13) Keep focus on the most important events
You’ll want to keep your eye on those events with the most potential for impact:
- Anomalies: Review for impact, and possibly troubleshoot
- Infrastructure scaling: Use reports to ensure your infrastructure is scaled
- New errors / events: New error events should be reviewed
- Most frequent errors: Consider fixing most frequent errors
- Activities and changes: Keep an eye on any changes to your environment
- Top components: Monitor selected parameters for highest impact / resource use
If you follow these 13 best practices, you’ll be well on your way to running modern application performance monitoring and communicating valuable business insight to your internal and external stakeholders.

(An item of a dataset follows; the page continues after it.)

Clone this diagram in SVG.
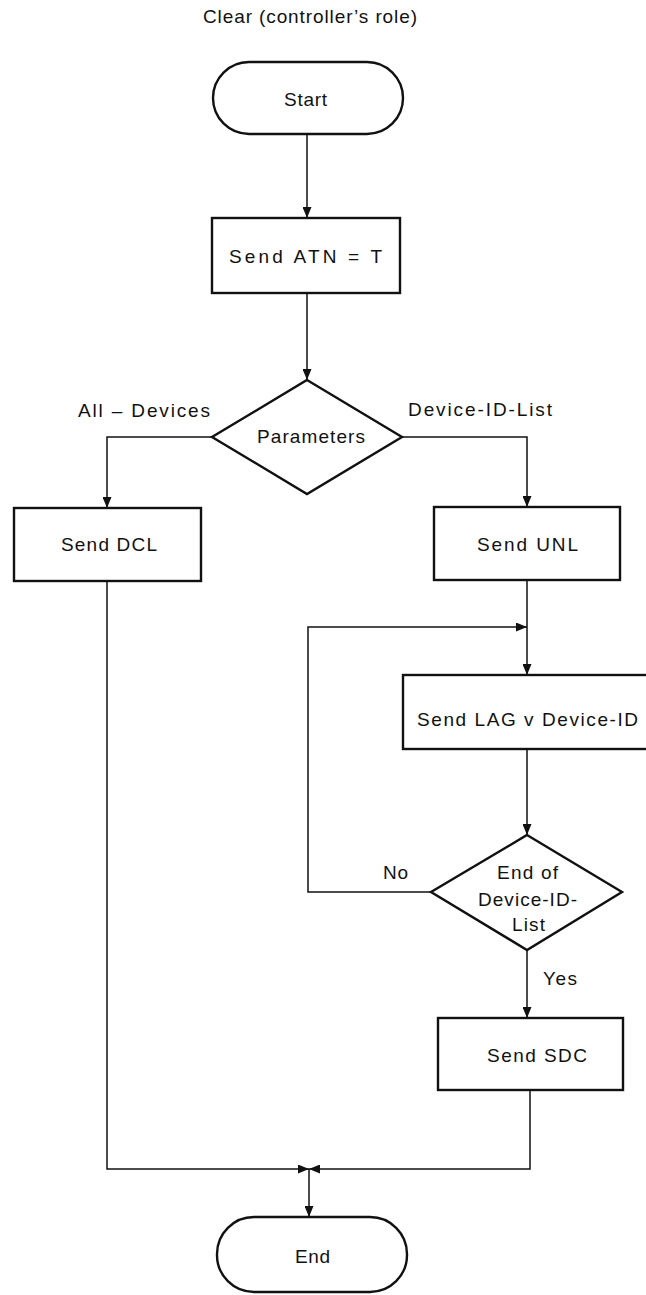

I bet you’re wondering about those two bonus best practices. Here they are:
14) Make regulatory, compliance or audit processes easier
AIMS analyzes massive amounts of data in real-time, providing a wealth of business and technical insight – not only into your IT environment, but also into things like usage patterns, service level, business KPIs and more. We recommend that you use this insight to make processes like regulatory compliance and audits easier.
15) Wash, rinse and repeat
And, last but not least, we recommend that you repeat these processes based on the business knowledge you acquire through them, and any changes that happen on a system and business level. Performance monitoring is an ongoing process that should grow and evolve with your business, so be sure to treat it that way.